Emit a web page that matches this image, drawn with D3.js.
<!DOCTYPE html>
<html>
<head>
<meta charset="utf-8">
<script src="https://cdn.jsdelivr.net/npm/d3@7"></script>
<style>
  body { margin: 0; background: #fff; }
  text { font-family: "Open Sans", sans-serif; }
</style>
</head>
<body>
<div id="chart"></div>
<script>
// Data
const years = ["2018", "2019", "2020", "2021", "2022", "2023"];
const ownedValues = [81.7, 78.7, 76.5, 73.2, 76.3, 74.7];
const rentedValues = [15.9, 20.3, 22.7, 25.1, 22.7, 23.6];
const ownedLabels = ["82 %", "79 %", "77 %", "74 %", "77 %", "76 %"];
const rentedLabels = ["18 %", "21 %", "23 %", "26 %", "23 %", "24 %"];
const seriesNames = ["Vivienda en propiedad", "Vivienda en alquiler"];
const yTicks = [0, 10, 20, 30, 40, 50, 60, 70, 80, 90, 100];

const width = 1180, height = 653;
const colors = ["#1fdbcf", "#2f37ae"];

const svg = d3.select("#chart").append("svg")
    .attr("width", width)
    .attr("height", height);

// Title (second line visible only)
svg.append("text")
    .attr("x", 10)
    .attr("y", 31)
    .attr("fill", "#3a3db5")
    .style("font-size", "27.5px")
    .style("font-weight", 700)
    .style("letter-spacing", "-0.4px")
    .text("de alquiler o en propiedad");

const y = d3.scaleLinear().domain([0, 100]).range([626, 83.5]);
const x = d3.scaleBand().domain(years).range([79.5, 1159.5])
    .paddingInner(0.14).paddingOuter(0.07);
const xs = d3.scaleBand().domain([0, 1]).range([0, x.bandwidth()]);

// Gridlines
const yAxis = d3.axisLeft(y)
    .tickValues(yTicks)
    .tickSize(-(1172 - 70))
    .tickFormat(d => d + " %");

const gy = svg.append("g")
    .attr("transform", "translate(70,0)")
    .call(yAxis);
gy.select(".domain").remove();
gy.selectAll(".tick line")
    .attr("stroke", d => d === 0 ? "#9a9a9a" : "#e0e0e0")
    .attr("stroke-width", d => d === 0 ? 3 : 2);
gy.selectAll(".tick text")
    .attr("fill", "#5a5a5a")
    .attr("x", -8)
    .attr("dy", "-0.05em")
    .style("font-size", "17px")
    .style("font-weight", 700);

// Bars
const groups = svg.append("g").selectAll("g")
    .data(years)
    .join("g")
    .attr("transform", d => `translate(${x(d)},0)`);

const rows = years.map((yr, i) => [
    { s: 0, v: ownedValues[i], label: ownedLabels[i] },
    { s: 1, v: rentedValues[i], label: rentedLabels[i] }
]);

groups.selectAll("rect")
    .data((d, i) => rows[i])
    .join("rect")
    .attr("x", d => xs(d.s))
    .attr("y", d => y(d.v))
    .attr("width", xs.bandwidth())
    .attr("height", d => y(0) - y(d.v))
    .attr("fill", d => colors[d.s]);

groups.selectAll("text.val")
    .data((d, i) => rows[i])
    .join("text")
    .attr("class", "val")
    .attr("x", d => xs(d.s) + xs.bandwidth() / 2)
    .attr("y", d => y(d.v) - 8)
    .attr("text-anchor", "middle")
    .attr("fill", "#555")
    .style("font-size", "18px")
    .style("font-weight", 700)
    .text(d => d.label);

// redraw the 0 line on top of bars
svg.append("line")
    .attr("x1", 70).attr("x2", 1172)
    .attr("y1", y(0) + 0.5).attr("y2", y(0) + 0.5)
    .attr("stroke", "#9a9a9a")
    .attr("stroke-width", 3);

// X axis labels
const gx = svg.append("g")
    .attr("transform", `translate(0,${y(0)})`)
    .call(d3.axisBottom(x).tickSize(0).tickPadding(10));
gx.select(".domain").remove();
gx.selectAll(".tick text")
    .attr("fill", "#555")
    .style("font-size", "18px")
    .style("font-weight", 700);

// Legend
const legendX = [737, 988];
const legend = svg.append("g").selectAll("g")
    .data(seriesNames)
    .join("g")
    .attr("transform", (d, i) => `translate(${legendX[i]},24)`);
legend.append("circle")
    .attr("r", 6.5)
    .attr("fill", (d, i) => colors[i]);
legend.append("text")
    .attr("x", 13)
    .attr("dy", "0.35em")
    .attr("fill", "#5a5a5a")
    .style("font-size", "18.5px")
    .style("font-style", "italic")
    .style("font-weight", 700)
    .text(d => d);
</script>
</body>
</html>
_ _ _
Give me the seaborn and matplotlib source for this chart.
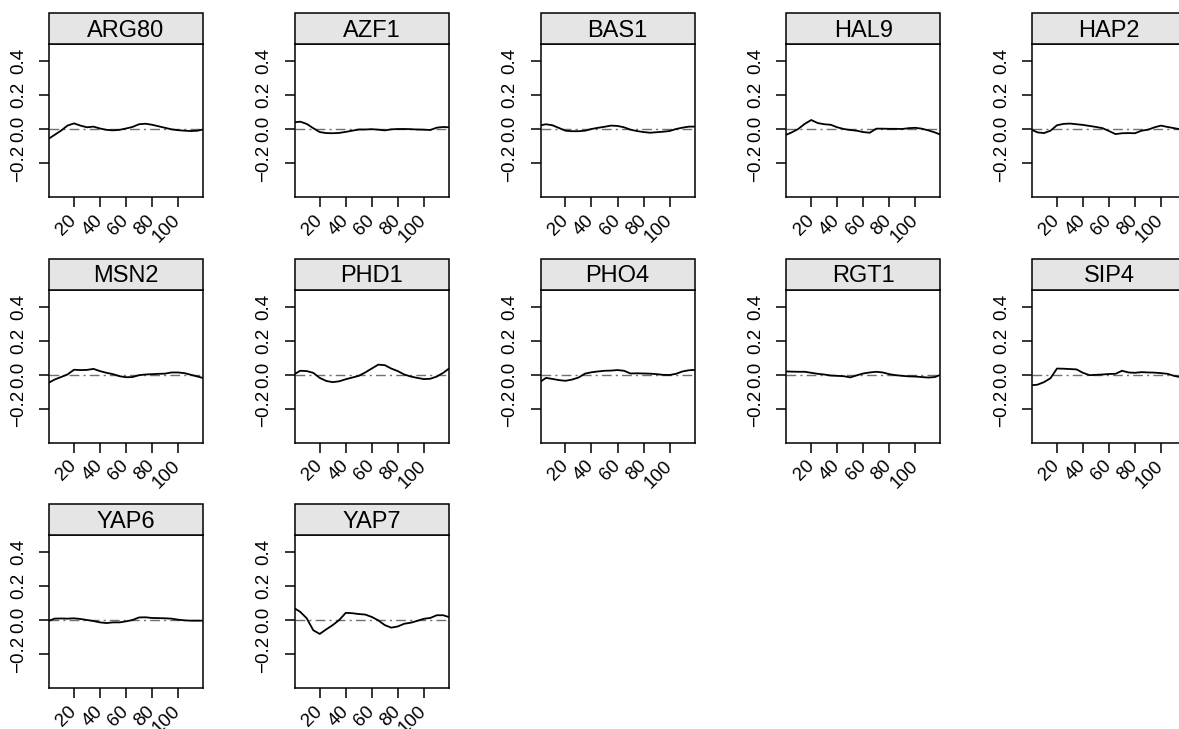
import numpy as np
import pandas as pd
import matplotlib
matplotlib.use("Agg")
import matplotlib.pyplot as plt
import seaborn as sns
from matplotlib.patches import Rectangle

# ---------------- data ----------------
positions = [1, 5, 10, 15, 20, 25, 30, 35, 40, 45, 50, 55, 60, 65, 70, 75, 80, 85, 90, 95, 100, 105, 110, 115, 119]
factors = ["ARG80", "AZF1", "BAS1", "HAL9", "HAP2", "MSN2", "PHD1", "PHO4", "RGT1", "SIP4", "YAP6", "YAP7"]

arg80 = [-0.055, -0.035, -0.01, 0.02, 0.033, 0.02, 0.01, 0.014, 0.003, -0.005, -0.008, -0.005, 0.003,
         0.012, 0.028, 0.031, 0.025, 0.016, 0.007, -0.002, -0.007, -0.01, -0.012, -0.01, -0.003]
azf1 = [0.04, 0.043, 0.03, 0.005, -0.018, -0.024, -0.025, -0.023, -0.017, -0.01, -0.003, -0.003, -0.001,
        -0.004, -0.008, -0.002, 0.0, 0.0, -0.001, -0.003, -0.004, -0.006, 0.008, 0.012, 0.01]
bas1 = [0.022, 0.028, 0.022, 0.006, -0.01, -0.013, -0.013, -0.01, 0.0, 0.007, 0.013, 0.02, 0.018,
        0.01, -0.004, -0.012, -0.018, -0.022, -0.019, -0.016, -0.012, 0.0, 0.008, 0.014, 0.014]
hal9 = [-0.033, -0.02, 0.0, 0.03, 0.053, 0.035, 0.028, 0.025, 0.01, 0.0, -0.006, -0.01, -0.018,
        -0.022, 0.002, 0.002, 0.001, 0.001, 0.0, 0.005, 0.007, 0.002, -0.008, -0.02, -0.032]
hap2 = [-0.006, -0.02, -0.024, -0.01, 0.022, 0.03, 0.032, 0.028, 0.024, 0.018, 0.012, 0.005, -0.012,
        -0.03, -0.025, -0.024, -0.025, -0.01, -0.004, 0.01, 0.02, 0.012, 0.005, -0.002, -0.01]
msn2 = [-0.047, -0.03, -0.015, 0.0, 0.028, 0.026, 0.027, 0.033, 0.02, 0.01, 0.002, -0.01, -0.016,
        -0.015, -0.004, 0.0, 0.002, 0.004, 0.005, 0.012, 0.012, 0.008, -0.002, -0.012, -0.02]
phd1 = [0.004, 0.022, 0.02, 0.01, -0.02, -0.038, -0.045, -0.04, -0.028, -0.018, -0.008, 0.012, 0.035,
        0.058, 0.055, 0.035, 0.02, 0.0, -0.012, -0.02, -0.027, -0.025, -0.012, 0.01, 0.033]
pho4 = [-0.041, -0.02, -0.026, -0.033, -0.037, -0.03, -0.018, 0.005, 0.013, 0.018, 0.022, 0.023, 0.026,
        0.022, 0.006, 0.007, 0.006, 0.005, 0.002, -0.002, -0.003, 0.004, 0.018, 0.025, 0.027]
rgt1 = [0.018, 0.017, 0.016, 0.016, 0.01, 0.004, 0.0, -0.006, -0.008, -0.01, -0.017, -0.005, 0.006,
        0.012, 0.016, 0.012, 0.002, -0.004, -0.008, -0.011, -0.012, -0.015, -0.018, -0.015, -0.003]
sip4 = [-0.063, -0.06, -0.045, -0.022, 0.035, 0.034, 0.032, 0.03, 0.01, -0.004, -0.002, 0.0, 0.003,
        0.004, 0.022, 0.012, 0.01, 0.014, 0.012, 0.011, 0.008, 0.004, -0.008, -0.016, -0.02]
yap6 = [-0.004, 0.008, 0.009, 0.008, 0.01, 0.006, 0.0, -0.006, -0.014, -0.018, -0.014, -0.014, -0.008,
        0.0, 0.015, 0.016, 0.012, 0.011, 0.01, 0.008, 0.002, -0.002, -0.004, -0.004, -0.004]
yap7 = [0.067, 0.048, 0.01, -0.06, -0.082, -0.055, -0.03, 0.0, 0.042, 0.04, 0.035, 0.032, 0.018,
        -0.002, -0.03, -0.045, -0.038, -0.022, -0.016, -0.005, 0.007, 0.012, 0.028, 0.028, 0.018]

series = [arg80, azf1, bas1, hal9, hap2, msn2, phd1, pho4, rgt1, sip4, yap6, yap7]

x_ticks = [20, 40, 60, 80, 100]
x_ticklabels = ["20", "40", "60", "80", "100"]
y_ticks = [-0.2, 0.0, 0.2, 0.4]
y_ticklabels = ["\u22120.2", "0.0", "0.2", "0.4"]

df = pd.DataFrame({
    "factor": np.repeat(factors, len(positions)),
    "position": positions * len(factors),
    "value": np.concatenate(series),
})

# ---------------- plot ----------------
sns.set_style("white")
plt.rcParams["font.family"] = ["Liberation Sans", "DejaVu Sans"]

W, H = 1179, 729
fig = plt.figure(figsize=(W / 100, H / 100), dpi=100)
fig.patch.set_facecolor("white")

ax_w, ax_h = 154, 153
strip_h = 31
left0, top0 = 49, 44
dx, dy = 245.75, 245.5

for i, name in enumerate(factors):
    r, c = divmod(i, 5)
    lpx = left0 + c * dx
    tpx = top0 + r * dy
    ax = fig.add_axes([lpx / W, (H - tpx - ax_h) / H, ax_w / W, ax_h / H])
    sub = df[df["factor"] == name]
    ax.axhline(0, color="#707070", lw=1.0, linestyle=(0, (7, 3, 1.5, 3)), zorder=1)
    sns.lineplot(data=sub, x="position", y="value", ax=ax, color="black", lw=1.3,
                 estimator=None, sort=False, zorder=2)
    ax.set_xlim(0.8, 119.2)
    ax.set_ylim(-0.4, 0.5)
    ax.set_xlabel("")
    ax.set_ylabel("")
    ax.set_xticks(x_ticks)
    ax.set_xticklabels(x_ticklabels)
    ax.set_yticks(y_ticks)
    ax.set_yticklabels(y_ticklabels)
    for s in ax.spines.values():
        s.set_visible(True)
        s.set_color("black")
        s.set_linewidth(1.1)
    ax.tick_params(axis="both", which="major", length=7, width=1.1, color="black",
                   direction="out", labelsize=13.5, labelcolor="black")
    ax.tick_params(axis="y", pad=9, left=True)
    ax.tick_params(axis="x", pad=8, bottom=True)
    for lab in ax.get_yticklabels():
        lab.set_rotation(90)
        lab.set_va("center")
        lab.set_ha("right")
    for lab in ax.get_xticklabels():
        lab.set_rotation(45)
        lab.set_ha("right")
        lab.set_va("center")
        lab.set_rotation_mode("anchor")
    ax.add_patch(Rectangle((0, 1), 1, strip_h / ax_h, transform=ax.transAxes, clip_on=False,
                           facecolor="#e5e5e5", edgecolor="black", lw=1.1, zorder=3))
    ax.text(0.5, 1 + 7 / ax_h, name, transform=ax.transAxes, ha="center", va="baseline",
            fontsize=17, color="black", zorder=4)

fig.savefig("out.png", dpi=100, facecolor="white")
_ _ _
▸ Directions for this task
In the listing above, locate the line containing "Emit a web page" and the line containing "alquiler o en". Extract those two lines and every line between them, exactly as written, and only those.

▸ Solution to this task
Emit a web page that matches this image, drawn with D3.js.
<!DOCTYPE html>
<html>
<head>
<meta charset="utf-8">
<script src="https://cdn.jsdelivr.net/npm/d3@7"></script>
<style>
  body { margin: 0; background: #fff; }
  text { font-family: "Open Sans", sans-serif; }
</style>
</head>
<body>
<div id="chart"></div>
<script>
// Data
const years = ["2018", "2019", "2020", "2021", "2022", "2023"];
const ownedValues = [81.7, 78.7, 76.5, 73.2, 76.3, 74.7];
const rentedValues = [15.9, 20.3, 22.7, 25.1, 22.7, 23.6];
const ownedLabels = ["82 %", "79 %", "77 %", "74 %", "77 %", "76 %"];
const rentedLabels = ["18 %", "21 %", "23 %", "26 %", "23 %", "24 %"];
const seriesNames = ["Vivienda en propiedad", "Vivienda en alquiler"];
const yTicks = [0, 10, 20, 30, 40, 50, 60, 70, 80, 90, 100];

const width = 1180, height = 653;
const colors = ["#1fdbcf", "#2f37ae"];

const svg = d3.select("#chart").append("svg")
    .attr("width", width)
    .attr("height", height);

// Title (second line visible only)
svg.append("text")
    .attr("x", 10)
    .attr("y", 31)
    .attr("fill", "#3a3db5")
    .style("font-size", "27.5px")
    .style("font-weight", 700)
    .style("letter-spacing", "-0.4px")
    .text("de alquiler o en propiedad");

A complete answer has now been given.